TASK:
Would you write out the listing verbatim and skip every picture in it?

DATA EXCERPT:
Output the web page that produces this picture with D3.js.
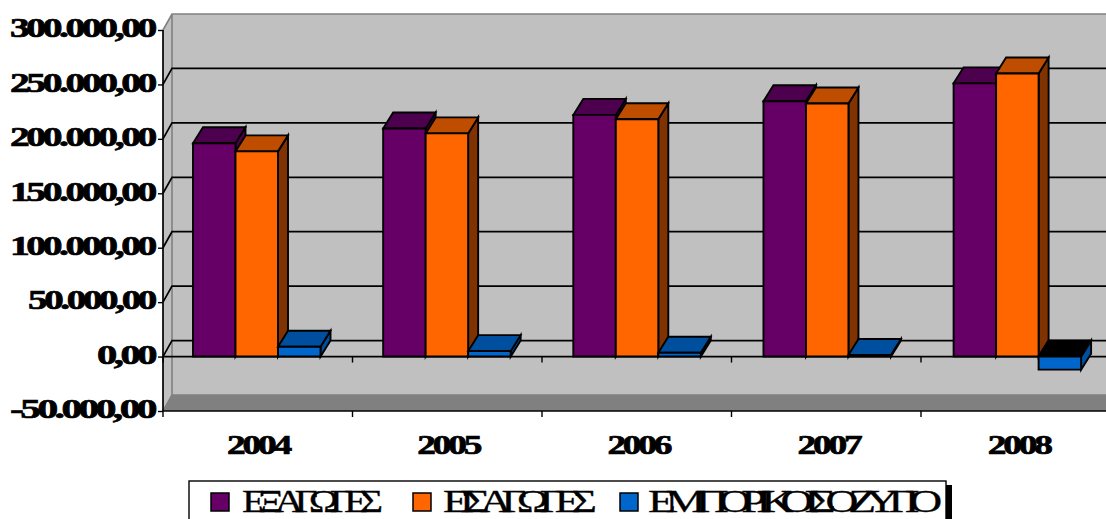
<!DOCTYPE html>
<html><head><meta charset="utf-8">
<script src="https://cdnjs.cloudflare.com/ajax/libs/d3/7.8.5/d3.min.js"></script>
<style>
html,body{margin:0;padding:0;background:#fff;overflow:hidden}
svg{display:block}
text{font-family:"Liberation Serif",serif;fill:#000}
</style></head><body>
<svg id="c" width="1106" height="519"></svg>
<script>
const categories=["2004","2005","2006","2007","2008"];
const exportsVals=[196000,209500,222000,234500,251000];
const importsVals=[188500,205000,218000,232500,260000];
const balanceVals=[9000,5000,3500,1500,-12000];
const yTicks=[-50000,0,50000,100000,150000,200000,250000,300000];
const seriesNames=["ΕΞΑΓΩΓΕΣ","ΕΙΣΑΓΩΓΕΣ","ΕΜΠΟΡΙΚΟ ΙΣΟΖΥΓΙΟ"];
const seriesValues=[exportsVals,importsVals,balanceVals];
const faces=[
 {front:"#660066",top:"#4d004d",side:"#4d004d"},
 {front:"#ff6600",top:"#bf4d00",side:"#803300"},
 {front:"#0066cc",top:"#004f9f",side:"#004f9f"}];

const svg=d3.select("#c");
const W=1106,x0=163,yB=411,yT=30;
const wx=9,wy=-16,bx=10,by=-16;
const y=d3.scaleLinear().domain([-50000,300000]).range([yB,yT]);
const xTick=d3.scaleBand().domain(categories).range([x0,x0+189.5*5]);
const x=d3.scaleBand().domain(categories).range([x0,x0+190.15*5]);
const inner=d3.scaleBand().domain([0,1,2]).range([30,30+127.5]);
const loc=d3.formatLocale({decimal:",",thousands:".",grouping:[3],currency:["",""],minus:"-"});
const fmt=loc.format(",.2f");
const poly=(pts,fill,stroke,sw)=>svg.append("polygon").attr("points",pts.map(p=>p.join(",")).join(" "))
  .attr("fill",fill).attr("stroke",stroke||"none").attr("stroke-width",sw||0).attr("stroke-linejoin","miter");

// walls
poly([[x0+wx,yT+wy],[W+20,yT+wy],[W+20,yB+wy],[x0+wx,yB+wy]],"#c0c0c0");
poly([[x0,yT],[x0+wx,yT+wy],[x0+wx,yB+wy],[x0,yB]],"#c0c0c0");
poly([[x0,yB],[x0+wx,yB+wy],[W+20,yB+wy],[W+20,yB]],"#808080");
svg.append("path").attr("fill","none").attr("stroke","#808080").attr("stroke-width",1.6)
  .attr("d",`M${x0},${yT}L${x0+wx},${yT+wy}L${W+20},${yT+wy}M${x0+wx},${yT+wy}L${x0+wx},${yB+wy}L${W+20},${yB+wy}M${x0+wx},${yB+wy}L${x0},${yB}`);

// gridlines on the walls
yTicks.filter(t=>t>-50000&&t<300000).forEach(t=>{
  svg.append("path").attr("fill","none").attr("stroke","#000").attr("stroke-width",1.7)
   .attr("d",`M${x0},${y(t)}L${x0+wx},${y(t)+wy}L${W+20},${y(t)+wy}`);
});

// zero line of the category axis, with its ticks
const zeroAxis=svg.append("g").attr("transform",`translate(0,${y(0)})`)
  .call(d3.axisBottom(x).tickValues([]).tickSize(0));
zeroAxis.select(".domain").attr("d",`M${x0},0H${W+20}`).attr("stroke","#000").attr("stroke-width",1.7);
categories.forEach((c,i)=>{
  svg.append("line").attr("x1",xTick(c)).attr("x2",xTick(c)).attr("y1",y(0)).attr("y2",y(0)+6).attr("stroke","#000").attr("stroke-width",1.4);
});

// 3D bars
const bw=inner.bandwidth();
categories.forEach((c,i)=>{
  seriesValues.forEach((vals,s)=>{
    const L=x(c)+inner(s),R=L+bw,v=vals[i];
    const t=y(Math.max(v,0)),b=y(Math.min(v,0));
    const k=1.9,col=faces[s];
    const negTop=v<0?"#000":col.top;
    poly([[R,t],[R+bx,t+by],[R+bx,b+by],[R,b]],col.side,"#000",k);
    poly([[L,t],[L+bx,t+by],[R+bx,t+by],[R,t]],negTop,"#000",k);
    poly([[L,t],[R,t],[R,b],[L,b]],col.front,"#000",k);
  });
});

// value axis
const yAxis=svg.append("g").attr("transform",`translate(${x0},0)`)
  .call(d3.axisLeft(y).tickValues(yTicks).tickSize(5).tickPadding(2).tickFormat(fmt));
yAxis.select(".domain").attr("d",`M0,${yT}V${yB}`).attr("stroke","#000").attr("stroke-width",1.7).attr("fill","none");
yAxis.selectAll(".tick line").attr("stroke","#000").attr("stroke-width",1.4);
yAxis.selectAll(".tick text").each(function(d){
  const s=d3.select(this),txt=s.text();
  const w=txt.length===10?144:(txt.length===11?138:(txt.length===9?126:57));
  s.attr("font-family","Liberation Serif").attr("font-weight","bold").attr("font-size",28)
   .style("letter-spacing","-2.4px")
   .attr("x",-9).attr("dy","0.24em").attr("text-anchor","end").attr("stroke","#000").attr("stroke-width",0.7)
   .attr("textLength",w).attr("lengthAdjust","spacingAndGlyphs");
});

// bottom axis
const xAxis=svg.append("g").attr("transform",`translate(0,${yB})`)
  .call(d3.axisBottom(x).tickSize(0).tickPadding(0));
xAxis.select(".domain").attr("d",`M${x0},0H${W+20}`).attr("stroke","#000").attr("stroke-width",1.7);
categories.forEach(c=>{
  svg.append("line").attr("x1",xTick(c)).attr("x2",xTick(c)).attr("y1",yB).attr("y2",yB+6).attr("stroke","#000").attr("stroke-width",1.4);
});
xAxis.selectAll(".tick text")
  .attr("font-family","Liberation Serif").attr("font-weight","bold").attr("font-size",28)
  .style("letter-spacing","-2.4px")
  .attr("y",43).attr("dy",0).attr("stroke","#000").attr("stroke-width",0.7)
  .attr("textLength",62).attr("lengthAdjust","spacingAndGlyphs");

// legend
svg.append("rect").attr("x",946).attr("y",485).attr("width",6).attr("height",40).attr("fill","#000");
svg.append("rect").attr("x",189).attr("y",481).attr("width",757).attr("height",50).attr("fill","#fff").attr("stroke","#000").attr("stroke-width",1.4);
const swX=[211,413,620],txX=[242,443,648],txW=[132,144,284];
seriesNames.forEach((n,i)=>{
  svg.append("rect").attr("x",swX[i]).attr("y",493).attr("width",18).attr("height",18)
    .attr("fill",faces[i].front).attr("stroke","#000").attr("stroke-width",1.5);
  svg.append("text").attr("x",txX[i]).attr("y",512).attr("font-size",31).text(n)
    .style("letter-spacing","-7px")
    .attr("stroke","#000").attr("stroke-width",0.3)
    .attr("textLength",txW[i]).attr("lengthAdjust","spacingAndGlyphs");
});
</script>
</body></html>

WRITTEN ANSWER:
Output the web page that produces this picture with D3.js.
<!DOCTYPE html>
<html><head><meta charset="utf-8">
<script src="https://cdnjs.cloudflare.com/ajax/libs/d3/7.8.5/d3.min.js"></script>
<style>
html,body{margin:0;padding:0;background:#fff;overflow:hidden}
svg{display:block}
text{font-family:"Liberation Serif",serif;fill:#000}
</style></head><body>
<svg id="c" width="1106" height="519"></svg>
<script>
const categories=["2004","2005","2006","2007","2008"];
const exportsVals=[196000,209500,222000,234500,251000];
const importsVals=[188500,205000,218000,232500,260000];
const balanceVals=[9000,5000,3500,1500,-12000];
const yTicks=[-50000,0,50000,100000,150000,200000,250000,300000];
const seriesNames=["ΕΞΑΓΩΓΕΣ","ΕΙΣΑΓΩΓΕΣ","ΕΜΠΟΡΙΚΟ ΙΣΟΖΥΓΙΟ"];
const seriesValues=[exportsVals,importsVals,balanceVals];
const faces=[
 {front:"#660066",top:"#4d004d",side:"#4d004d"},
 {front:"#ff6600",top:"#bf4d00",side:"#803300"},
 {front:"#0066cc",top:"#004f9f",side:"#004f9f"}];

const svg=d3.select("#c");
const W=1106,x0=163,yB=411,yT=30;
const wx=9,wy=-16,bx=10,by=-16;
const y=d3.scaleLinear().domain([-50000,300000]).range([yB,yT]);
const xTick=d3.scaleBand().domain(categories).range([x0,x0+189.5*5]);
const x=d3.scaleBand().domain(categories).range([x0,x0+190.15*5]);
const inner=d3.scaleBand().domain([0,1,2]).range([30,30+127.5]);
const loc=d3.formatLocale({decimal:",",thousands:".",grouping:[3],currency:["",""],minus:"-"});
const fmt=loc.format(",.2f");
const poly=(pts,fill,stroke,sw)=>svg.append("polygon").attr("points",pts.map(p=>p.join(",")).join(" "))
  .attr("fill",fill).attr("stroke",stroke||"none").attr("stroke-width",sw||0).attr("stroke-linejoin","miter");

// walls
poly([[x0+wx,yT+wy],[W+20,yT+wy],[W+20,yB+wy],[x0+wx,yB+wy]],"#c0c0c0");
poly([[x0,yT],[x0+wx,yT+wy],[x0+wx,yB+wy],[x0,yB]],"#c0c0c0");
poly([[x0,yB],[x0+wx,yB+wy],[W+20,yB+wy],[W+20,yB]],"#808080");
svg.append("path").attr("fill","none").attr("stroke","#808080").attr("stroke-width",1.6)
  .attr("d",`M${x0},${yT}L${x0+wx},${yT+wy}L${W+20},${yT+wy}M${x0+wx},${yT+wy}L${x0+wx},${yB+wy}L${W+20},${yB+wy}M${x0+wx},${yB+wy}L${x0},${yB}`);

// gridlines on the walls
yTicks.filter(t=>t>-50000&&t<300000).forEach(t=>{
  svg.append("path").attr("fill","none").attr("stroke","#000").attr("stroke-width",1.7)
   .attr("d",`M${x0},${y(t)}L${x0+wx},${y(t)+wy}L${W+20},${y(t)+wy}`);
});

// zero line of the category axis, with its ticks
const zeroAxis=svg.append("g").attr("transform",`translate(0,${y(0)})`)
  .call(d3.axisBottom(x).tickValues([]).tickSize(0));
zeroAxis.select(".domain").attr("d",`M${x0},0H${W+20}`).attr("stroke","#000").attr("stroke-width",1.7);
categories.forEach((c,i)=>{
  svg.append("line").attr("x1",xTick(c)).attr("x2",xTick(c)).attr("y1",y(0)).attr("y2",y(0)+6).attr("stroke","#000").attr("stroke-width",1.4);
});

// 3D bars
const bw=inner.bandwidth();
categories.forEach((c,i)=>{
  seriesValues.forEach((vals,s)=>{
    const L=x(c)+inner(s),R=L+bw,v=vals[i];
    const t=y(Math.max(v,0)),b=y(Math.min(v,0));
    const k=1.9,col=faces[s];
    const negTop=v<0?"#000":col.top;
    poly([[R,t],[R+bx,t+by],[R+bx,b+by],[R,b]],col.side,"#000",k);
    poly([[L,t],[L+bx,t+by],[R+bx,t+by],[R,t]],negTop,"#000",k);
    poly([[L,t],[R,t],[R,b],[L,b]],col.front,"#000",k);
  });
});

// value axis
const yAxis=svg.append("g").attr("transform",`translate(${x0},0)`)
  .call(d3.axisLeft(y).tickValues(yTicks).tickSize(5).tickPadding(2).tickFormat(fmt));
yAxis.select(".domain").attr("d",`M0,${yT}V${yB}`).attr("stroke","#000").attr("stroke-width",1.7).attr("fill","none");
yAxis.selectAll(".tick line").attr("stroke","#000").attr("stroke-width",1.4);
yAxis.selectAll(".tick text").each(function(d){
  const s=d3.select(this),txt=s.text();
  const w=txt.length===10?144:(txt.length===11?138:(txt.length===9?126:57));
  s.attr("font-family","Liberation Serif").attr("font-weight","bold").attr("font-size",28)
   .style("letter-spacing","-2.4px")
   .attr("x",-9).attr("dy","0.24em").attr("text-anchor","end").attr("stroke","#000").attr("stroke-width",0.7)
   .attr("textLength",w).attr("lengthAdjust","spacingAndGlyphs");
});

// bottom axis
const xAxis=svg.append("g").attr("transform",`translate(0,${yB})`)
  .call(d3.axisBottom(x).tickSize(0).tickPadding(0));
xAxis.select(".domain").attr("d",`M${x0},0H${W+20}`).attr("stroke","#000").attr("stroke-width",1.7);
categories.forEach(c=>{
  svg.append("line").attr("x1",xTick(c)).attr("x2",xTick(c)).attr("y1",yB).attr("y2",yB+6).attr("stroke","#000").attr("stroke-width",1.4);
});
xAxis.selectAll(".tick text")
  .attr("font-family","Liberation Serif").attr("font-weight","bold").attr("font-size",28)
  .style("letter-spacing","-2.4px")
  .attr("y",43).attr("dy",0).attr("stroke","#000").attr("stroke-width",0.7)
  .attr("textLength",62).attr("lengthAdjust","spacingAndGlyphs");

// legend
svg.append("rect").attr("x",946).attr("y",485).attr("width",6).attr("height",40).attr("fill","#000");
svg.append("rect").attr("x",189).attr("y",481).attr("width",757).attr("height",50).attr("fill","#fff").attr("stroke","#000").attr("stroke-width",1.4);
const swX=[211,413,620],txX=[242,443,648],txW=[132,144,284];
seriesNames.forEach((n,i)=>{
  svg.append("rect").attr("x",swX[i]).attr("y",493).attr("width",18).attr("height",18)
    .attr("fill",faces[i].front).attr("stroke","#000").attr("stroke-width",1.5);
  svg.append("text").attr("x",txX[i]).attr("y",512).attr("font-size",31).text(n)
    .style("letter-spacing","-7px")
    .attr("stroke","#000").attr("stroke-width",0.3)
    .attr("textLength",txW[i]).attr("lengthAdjust","spacingAndGlyphs");
});
</script>
</body></html>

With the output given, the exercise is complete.